Brenda Haversham is a forty year old, divorced mother of two adolescent boys.  She lives in an old house that has seen better days in a neighborhood in Cleveland, has a lout of an ex-husband, and she is scraping along paycheck-to-paycheck in a dead end job at a local insurance company.  One day, while chaperoning a group of kids at a Cleveland Indians game, on a whim, she picks up a baseball at a "How Fast Can You Throw" concession at Progressive Field and, to her surprise, she hits 72 MPH on the radar gun.  Somebody posts a cellphone video of Brenda's pitch on YouTube, and Brenda, to both her surprise and annoyance, becomes an overnight Internet sensation.

Thus begins an incredible summer for Brenda Haversham that will take her to a recreational wooden bat baseball league, and, eventually, to her being the first woman to play in the Major Leagues as she finds herself pitching for the Indians in the heat of a pennant race.

In reviewing this book, I must add the following in the interests of Full Disclosure.  I first got to know Susan Petrone when she served as am executive with the Society of American Baseball Research when that organization was based in Cleveland, I met her personally a few years back when I attended a SABR Chapter meeting in Cleveland, I friended her on Facebook, have read her blogs, and some of her short fiction, and I consider her a friend, so I was inclined to like this book from the outset.  Having said all that, I have to say that I truly did enjoy reading this book, and following Brenda's adventures as she becomes a somewhat reluctant pioneer breaking baseball's glass ceiling.

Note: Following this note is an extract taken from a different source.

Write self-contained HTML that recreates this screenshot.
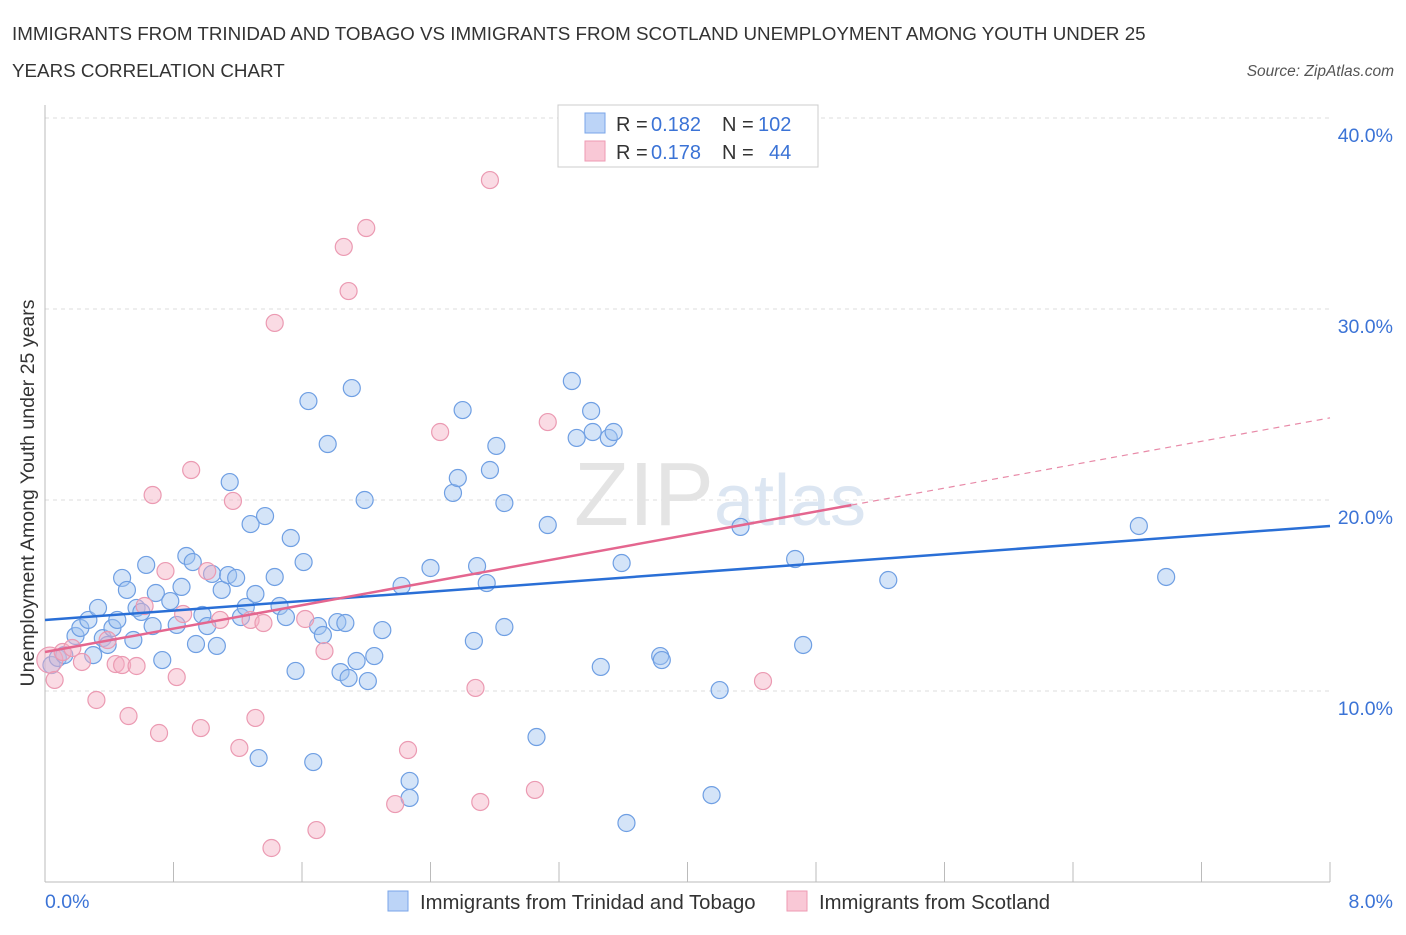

There is enough runs-hits-and-errors baseball stuff in here to satisfy baseball fans, but this is more of a story about a woman approaching middle age who is just doing what she can to support and keep her family together.  While Brenda loved baseball and playing baseball as a little girl, she never dreamed that she could actually ever make a living at it, and when the opportunity presents itself, it isn't necessarily what she thought it would be.  She meets resistance from teammates and fans, she faces loneliness on the road and in her own locker room, and her new found and instant fame brings about a whole new set of problems in her family relationships.  At one point, Brenda asked her agent (yes, she had to get an agent), "Why am I doing this?"  To which her agent replies, "You're doing this for the same reason as everybody else in this business - to make a buck."  

Yes, sports fans, baseball is a business, and that fact hits Brenda fairly hard, but she adapts to it well.  This came home to her shortly after her recall to the Indians, when Brenda receives a not so warm welcome from her new teammates when she thinks "It only then occurred to me that for me to get this job, somebody else had to lose his."

It is not all bad for Brenda, though, but I won't say anymore (although late in the book, there is a scene where she goes out to dinner with three of her teammates while on a road trip that is one of the highlights of the book to me), other than to recommend this book to anyone, and you don't really need to be a hardcore baseball fan to enjoy it.